Interview

Set&Match

par Bahi, le 21 novembre 2010

C'est une semaine à peine après la sortie de leur premier album que nous rencontrons Set&Match, jeune groupe du Sud de la France qui secoue déjà la scène hip hop. Comment te dire! squatte déjà le haut des classements des plateformes digitales, et c'est à cette occasion que le quatuor me donne rendez-vous dans le cœur de Montpellier, chez Bunk. Autour de quelques bières bien fraîches, nous discutons avec Bunk, Spaaz, Jiddy Vibzz, Faktiss et deux de leurs compères DJ (Raziek et Dakunt) de leurs premiers succès, du rap actuel et de leur futur. Au fur et à mesure que les verres se vident et que les cendriers se remplissent, les langues se délient pour livrer un interview respirant la sincérité et la simplicité.

Goûte Mes Disques: Pour commencer, expliquez tout simplement à ceux qui ne vous connaissent pas encore ce qu'est Set&Match?

Faktiss: A la base, Set&Match c'était Bunk&Faktiss. Mais à force de rapper sur scène et de collaborer avec Spaaz, il semblait évident qu'il nous rejoigne. Puis cela faisait dix ans que je connaissais Jiddy Vybzz, il était donc logique qu'il rentre lui aussi dans le groupe. Au final, on a fait un truc à quatre, qu'on a appelé Set&Match. Pourquoi? Parce que c'est un nom assez neutre, que l'on peut s'approprier. Parce que bon, mis à part le tennis, ça ne fait penser à rien du tout, donc on peut en faire ce qu'on veut.

Goûte Mes Disques: La plupart des gens vous ont découvert il y a maintenant un an avec Grems, sur "Sec Ma Gueule". Comment s'est déroulée cette rencontre?

Bunk: C'est principalement en organisant des soirées avec Raziek et Dakunt.
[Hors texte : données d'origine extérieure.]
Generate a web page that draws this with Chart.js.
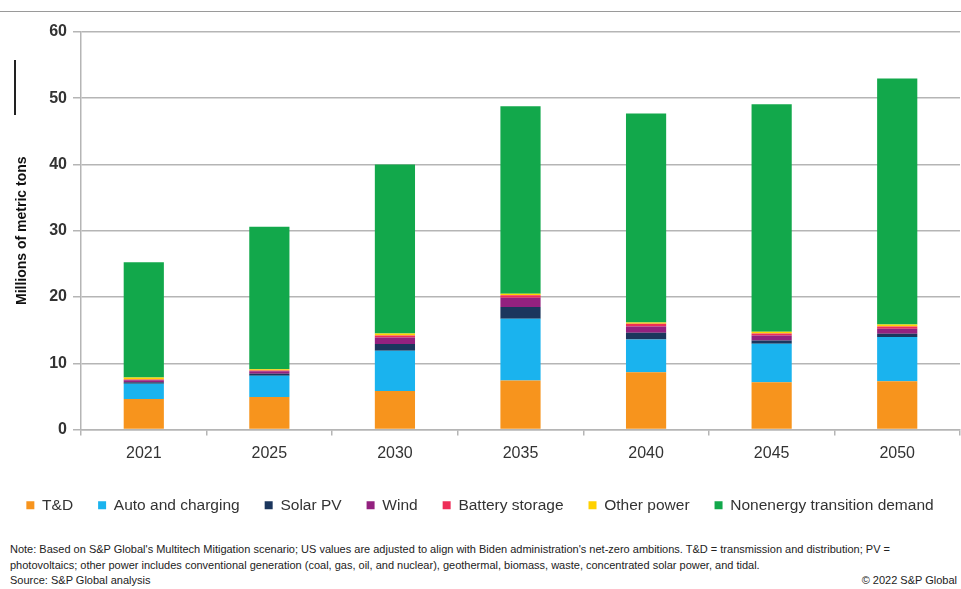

J'avais rencontré Grems via une amie, mais ça avait été très bref. On l'avait également vu sur scène, mais on n'avait pas trouvé ça fou. Par la suite, on s'était revu lors d'une interview et j'avais trouvé ça relativement original et authentique, donc on l'a fait venir une première fois. Il s'est finalement installé à Montpellier, on est devenus potes et les choses se sont faites petit à petit. Disons qu'il nous a aidés à diffuser notre premier album « Comme chez oit » , il nous offert une visibilité, une pochette et ce clip pour « Sec Ma Gueule » qui a été réalisé en deux heures et monté totalement à l'arrache.

Goûte Mes Disques: Ils vous a ensuite signé sur Deephop?
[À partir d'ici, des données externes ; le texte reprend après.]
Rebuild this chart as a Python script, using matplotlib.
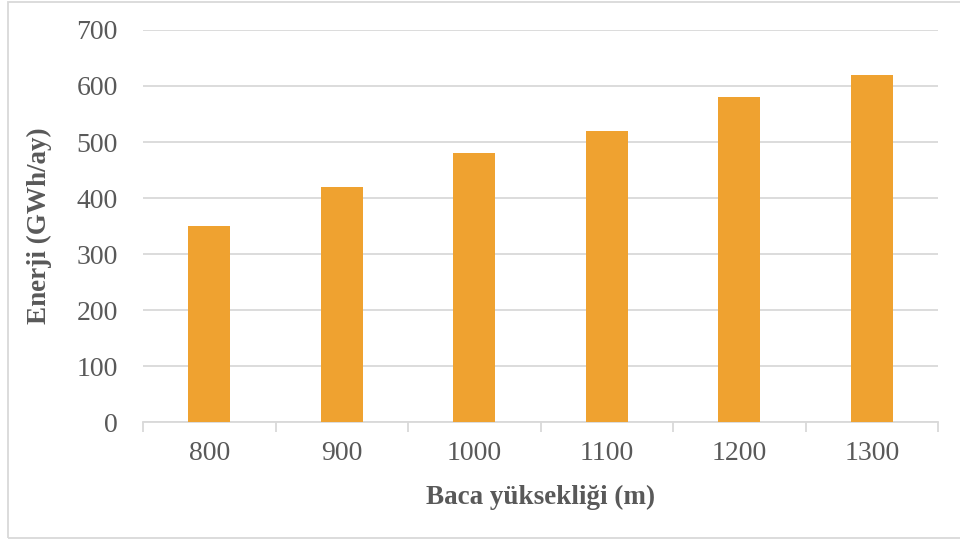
import matplotlib
matplotlib.use("Agg")
import matplotlib.pyplot as plt
from matplotlib.patches import Rectangle

heights = ["800", "900", "1000", "1100", "1200", "1300"]
energy = [350, 420, 480, 520, 580, 620]
y_ticks = [0, 100, 200, 300, 400, 500, 600, 700]

plt.rcParams["font.family"] = ["Liberation Serif", "DejaVu Serif"]
text_color = "#595959"
grid_color = "#D9D9D9"

fig = plt.figure(figsize=(9.6, 5.39), dpi=100)
ax = fig.add_axes([143 / 960, 1 - 422 / 539, (938 - 143) / 960, (422 - 30) / 539])

x = range(len(heights))
ax.bar(x, energy, width=0.32, color="#EFA230", zorder=3)

ax.set_xlim(-0.5, len(heights) - 0.5)
ax.set_ylim(0, 700)
ax.set_yticks(y_ticks)
ax.set_xticks(list(x))
ax.set_xticklabels(heights)
ax.set_xticks([i - 0.5 for i in range(len(heights) + 1)], minor=True)

ax.grid(axis="y", color=grid_color, linewidth=1.3, zorder=0)
for side in ("top", "right", "left"):
    ax.spines[side].set_visible(False)
ax.spines["bottom"].set_color(grid_color)
ax.spines["bottom"].set_linewidth(1.3)

ax.tick_params(axis="y", length=0, pad=18, labelsize=20, labelcolor=text_color)
ax.tick_params(axis="x", which="major", length=0, pad=14, labelsize=20, labelcolor=text_color)
ax.tick_params(axis="x", which="minor", length=7, width=1.3, color=grid_color)

ax.set_xlabel("Baca yüksekliği (m)", fontsize=19.5, fontweight="bold", color=text_color, labelpad=13)
ax.set_ylabel("Enerji (GWh/ay)", fontsize=19.5, fontweight="bold", color=text_color, labelpad=18)

fig.patches.append(Rectangle((8 / 960, 1 / 539), 1.2, 1 - 2.5 / 539, transform=fig.transFigure,
                             fill=False, edgecolor=grid_color, linewidth=1.3))

fig.savefig("out.png", dpi=100)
Bunk: Pas vraiment, vu que Deephop était un collectif, une grosse bande de potes qui avait du public mais pas d'argent. On a eu des subventions de la région Languedoc-Roussillon pour nos deux albums, donc il n'y jamais eu d'argent entre Grems et nous. Il n'y a jamais eu d'argent dans Deephop de toute manière!

Goûte Mes Disques: D'ailleurs cette histoire de label, c'est un peu flou? Entre DeepRo, DeepHop et Usle, c'est un peu le bordel.

Bunk: Le DeepRo c'est un truc que Grems a développé, c'est le fait de rapper sur de la house. Pour ce qui est de Deephop, il avait recruté des mecs avec lesquels ça ne s'est pas très bien passé. Donc Deephop n'existe plus. Et Usle, c'est sa marque, c'est également le premier truc qui génère un peu d'argent et qui va donc pouvoir aider les artistes à se produire. Par la suite, il est possible qu'Usle produise des artistes, comme cela se fait sur la plupart des labels actuellement: tu ne signes pas un artiste mais un morceau ou un EP. Donc si on résume, Usle est une marque de fringues, DeepRo est une manière de penser le rap.

Goûte Mes Disques: Justement, on va parler un peu de l'album. Tout d'abord, pourquoi l'avoir intitulé Comment Te Dire!?

Faktiss: Je trainais avec un pote qui n'arrêtait pas de dire « comment te dire », dans le sens « j'te le fais pas dire ». Au final c'est moi qui n'arrêtais plus de sortir cette expression. C'est devenu une manie, ça nous faisait bien marrer. Puis finalement on a pris ça, parce que ca veut tout dire et rien dire en même temps (rires).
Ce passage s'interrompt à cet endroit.